**Set exercise:** Within the material below, locate the line with "Generate a LaTeX" and the line with "(919,375) -- (980,489);", then return those two lines and all lines between them, exactly as written.

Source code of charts

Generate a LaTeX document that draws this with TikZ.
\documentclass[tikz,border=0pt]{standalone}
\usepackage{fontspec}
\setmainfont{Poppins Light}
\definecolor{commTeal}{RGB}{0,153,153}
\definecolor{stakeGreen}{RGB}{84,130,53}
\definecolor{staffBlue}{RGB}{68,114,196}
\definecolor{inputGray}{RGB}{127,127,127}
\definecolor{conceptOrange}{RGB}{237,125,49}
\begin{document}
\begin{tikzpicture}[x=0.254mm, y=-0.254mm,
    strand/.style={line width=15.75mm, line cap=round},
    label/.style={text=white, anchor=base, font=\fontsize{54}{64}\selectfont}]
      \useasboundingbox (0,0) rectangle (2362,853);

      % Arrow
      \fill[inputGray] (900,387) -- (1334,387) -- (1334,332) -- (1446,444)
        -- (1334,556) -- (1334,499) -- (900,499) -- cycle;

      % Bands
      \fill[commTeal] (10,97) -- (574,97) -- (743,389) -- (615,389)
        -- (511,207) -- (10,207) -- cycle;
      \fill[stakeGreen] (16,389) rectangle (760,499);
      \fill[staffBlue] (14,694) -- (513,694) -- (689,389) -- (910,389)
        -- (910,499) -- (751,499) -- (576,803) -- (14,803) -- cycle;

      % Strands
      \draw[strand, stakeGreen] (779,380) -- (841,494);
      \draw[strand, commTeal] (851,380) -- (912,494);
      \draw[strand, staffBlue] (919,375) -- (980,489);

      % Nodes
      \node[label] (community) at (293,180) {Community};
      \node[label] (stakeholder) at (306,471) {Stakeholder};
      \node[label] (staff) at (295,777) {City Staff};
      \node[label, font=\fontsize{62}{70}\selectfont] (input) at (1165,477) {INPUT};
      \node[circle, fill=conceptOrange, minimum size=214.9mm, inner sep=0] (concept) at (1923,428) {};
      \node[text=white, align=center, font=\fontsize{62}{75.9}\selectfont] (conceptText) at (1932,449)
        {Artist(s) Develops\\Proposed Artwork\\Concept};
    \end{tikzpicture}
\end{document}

---

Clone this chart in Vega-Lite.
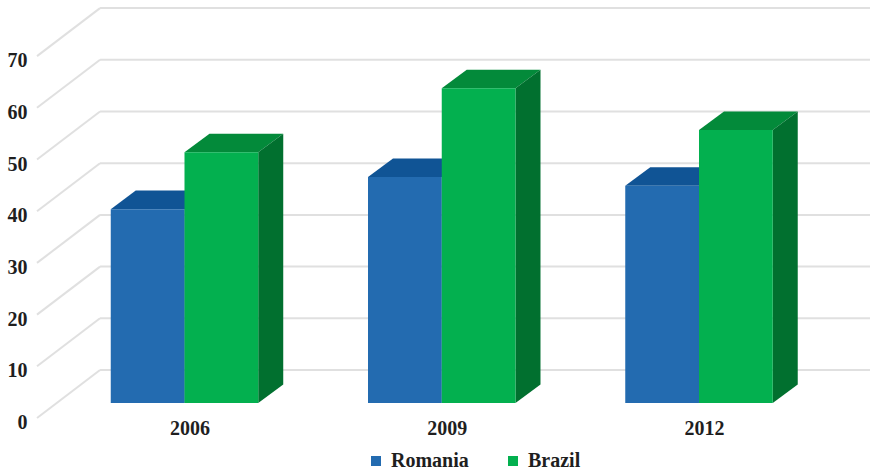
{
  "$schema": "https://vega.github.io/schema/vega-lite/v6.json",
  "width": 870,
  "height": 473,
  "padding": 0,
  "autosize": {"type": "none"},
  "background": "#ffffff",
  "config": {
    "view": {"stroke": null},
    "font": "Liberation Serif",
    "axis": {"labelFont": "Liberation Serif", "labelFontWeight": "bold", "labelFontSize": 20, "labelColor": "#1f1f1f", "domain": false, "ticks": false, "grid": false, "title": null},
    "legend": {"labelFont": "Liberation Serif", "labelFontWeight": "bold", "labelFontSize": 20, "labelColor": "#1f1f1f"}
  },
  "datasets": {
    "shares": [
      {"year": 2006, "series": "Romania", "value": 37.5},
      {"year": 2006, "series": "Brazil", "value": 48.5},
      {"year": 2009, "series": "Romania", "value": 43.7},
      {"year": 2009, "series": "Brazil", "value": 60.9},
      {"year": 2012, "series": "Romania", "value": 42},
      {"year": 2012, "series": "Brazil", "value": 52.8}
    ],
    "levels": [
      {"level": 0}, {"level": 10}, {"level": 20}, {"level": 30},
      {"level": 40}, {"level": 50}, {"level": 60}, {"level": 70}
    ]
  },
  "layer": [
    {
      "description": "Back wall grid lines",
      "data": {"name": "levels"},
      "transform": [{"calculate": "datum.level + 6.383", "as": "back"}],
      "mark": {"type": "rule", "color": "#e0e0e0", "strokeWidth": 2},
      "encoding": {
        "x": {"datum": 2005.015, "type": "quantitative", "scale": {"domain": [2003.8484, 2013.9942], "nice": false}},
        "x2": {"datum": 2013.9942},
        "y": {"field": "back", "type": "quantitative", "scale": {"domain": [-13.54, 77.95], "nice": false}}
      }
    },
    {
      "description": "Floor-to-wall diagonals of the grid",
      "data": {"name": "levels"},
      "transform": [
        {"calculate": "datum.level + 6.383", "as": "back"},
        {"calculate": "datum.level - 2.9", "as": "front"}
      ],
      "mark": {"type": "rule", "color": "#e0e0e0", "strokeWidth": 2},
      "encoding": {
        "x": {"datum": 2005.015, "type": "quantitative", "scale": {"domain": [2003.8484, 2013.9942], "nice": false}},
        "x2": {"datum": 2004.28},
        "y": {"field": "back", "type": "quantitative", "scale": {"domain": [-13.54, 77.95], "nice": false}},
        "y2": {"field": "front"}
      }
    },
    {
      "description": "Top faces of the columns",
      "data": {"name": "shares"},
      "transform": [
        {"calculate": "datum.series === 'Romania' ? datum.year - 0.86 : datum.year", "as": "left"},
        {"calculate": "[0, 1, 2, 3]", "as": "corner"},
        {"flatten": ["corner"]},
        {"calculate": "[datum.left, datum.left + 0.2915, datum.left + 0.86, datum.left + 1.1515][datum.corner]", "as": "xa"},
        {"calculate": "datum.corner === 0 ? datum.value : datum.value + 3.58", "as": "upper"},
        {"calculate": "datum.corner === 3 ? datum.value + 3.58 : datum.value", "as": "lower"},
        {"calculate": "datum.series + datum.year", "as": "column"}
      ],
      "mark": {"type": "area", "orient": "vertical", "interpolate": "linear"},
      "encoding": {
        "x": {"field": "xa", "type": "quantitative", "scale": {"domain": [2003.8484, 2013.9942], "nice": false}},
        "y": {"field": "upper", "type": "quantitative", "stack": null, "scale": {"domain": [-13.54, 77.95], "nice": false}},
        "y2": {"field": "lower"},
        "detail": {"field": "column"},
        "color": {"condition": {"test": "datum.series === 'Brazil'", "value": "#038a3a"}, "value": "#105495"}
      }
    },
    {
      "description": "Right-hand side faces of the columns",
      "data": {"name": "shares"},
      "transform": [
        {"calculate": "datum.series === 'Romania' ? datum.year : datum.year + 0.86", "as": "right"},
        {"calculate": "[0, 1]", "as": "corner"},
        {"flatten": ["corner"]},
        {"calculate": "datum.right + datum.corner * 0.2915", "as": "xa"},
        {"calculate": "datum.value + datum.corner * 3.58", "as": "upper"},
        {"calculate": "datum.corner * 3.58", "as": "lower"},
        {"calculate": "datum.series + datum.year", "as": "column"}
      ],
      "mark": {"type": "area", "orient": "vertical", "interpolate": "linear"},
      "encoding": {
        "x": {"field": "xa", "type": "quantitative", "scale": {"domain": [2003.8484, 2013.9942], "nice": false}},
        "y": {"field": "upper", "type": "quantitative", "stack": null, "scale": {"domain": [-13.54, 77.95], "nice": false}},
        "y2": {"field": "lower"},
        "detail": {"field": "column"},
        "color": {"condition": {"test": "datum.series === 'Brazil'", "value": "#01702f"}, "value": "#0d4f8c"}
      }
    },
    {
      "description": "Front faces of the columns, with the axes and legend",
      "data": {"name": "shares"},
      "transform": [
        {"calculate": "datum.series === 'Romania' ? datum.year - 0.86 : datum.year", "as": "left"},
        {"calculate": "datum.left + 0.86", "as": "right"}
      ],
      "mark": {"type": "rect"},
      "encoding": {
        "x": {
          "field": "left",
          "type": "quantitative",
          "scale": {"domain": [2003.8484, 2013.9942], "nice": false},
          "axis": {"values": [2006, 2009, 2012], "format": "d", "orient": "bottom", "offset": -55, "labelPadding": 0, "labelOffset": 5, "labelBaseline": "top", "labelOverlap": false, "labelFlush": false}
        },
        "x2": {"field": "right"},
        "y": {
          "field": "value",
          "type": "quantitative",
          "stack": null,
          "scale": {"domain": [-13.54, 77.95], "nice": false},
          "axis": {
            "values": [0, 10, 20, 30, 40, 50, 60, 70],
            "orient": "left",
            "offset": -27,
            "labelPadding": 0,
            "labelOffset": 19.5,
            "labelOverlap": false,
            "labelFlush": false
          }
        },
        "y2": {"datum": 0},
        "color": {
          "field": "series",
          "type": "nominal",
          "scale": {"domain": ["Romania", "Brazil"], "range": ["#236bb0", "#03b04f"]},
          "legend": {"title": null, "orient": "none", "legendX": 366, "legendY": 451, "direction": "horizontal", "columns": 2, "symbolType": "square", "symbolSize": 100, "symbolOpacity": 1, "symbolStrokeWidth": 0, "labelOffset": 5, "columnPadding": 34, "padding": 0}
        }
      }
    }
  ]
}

**Output below:**
Generate a LaTeX document that draws this with TikZ.
\documentclass[tikz,border=0pt]{standalone}
\usepackage{fontspec}
\setmainfont{Poppins Light}
\definecolor{commTeal}{RGB}{0,153,153}
\definecolor{stakeGreen}{RGB}{84,130,53}
\definecolor{staffBlue}{RGB}{68,114,196}
\definecolor{inputGray}{RGB}{127,127,127}
\definecolor{conceptOrange}{RGB}{237,125,49}
\begin{document}
\begin{tikzpicture}[x=0.254mm, y=-0.254mm,
    strand/.style={line width=15.75mm, line cap=round},
    label/.style={text=white, anchor=base, font=\fontsize{54}{64}\selectfont}]
      \useasboundingbox (0,0) rectangle (2362,853);

      % Arrow
      \fill[inputGray] (900,387) -- (1334,387) -- (1334,332) -- (1446,444)
        -- (1334,556) -- (1334,499) -- (900,499) -- cycle;

      % Bands
      \fill[commTeal] (10,97) -- (574,97) -- (743,389) -- (615,389)
        -- (511,207) -- (10,207) -- cycle;
      \fill[stakeGreen] (16,389) rectangle (760,499);
      \fill[staffBlue] (14,694) -- (513,694) -- (689,389) -- (910,389)
        -- (910,499) -- (751,499) -- (576,803) -- (14,803) -- cycle;

      % Strands
      \draw[strand, stakeGreen] (779,380) -- (841,494);
      \draw[strand, commTeal] (851,380) -- (912,494);
      \draw[strand, staffBlue] (919,375) -- (980,489);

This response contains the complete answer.